◆ What is expected: Transcribe the lines from the start of the data below through the line with "fig = go.Figure()", word for word and nothing more.

◆ Data section:
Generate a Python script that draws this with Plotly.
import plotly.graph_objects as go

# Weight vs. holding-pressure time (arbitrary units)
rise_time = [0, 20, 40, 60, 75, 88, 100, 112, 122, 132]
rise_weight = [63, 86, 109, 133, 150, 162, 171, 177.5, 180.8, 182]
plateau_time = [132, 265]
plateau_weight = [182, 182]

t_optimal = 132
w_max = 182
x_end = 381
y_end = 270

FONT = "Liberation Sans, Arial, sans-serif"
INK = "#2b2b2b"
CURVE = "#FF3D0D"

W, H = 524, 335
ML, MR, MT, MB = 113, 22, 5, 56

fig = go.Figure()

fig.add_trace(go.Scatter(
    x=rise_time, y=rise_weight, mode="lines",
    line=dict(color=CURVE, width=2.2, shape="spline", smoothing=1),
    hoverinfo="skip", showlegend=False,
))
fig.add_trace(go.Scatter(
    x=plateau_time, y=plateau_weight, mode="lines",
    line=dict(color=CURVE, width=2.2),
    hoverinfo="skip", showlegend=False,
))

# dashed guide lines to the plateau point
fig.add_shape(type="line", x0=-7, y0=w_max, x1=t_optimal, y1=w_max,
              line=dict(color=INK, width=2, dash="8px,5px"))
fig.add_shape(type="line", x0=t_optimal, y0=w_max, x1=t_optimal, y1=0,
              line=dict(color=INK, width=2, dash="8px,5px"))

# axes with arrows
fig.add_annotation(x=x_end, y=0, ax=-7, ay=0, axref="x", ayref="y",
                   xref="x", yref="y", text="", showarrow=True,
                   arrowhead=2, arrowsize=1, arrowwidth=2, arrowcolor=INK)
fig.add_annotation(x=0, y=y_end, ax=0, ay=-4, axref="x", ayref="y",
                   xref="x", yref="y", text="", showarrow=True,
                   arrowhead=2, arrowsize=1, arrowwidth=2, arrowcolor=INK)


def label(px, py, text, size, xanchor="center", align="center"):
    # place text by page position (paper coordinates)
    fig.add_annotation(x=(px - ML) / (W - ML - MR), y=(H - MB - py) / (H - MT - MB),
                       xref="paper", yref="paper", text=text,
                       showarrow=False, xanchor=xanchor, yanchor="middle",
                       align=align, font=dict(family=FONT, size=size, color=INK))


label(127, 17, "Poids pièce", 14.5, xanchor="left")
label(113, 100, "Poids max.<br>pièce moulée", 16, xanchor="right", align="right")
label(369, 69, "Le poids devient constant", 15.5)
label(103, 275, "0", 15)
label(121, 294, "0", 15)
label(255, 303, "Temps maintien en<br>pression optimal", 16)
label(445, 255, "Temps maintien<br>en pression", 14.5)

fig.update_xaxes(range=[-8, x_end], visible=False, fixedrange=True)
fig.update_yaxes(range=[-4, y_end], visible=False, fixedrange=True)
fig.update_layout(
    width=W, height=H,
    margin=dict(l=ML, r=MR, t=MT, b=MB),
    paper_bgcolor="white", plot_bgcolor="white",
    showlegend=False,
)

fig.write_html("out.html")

◆ Solution for this task:
Generate a Python script that draws this with Plotly.
import plotly.graph_objects as go

# Weight vs. holding-pressure time (arbitrary units)
rise_time = [0, 20, 40, 60, 75, 88, 100, 112, 122, 132]
rise_weight = [63, 86, 109, 133, 150, 162, 171, 177.5, 180.8, 182]
plateau_time = [132, 265]
plateau_weight = [182, 182]

t_optimal = 132
w_max = 182
x_end = 381
y_end = 270

FONT = "Liberation Sans, Arial, sans-serif"
INK = "#2b2b2b"
CURVE = "#FF3D0D"

W, H = 524, 335
ML, MR, MT, MB = 113, 22, 5, 56

fig = go.Figure()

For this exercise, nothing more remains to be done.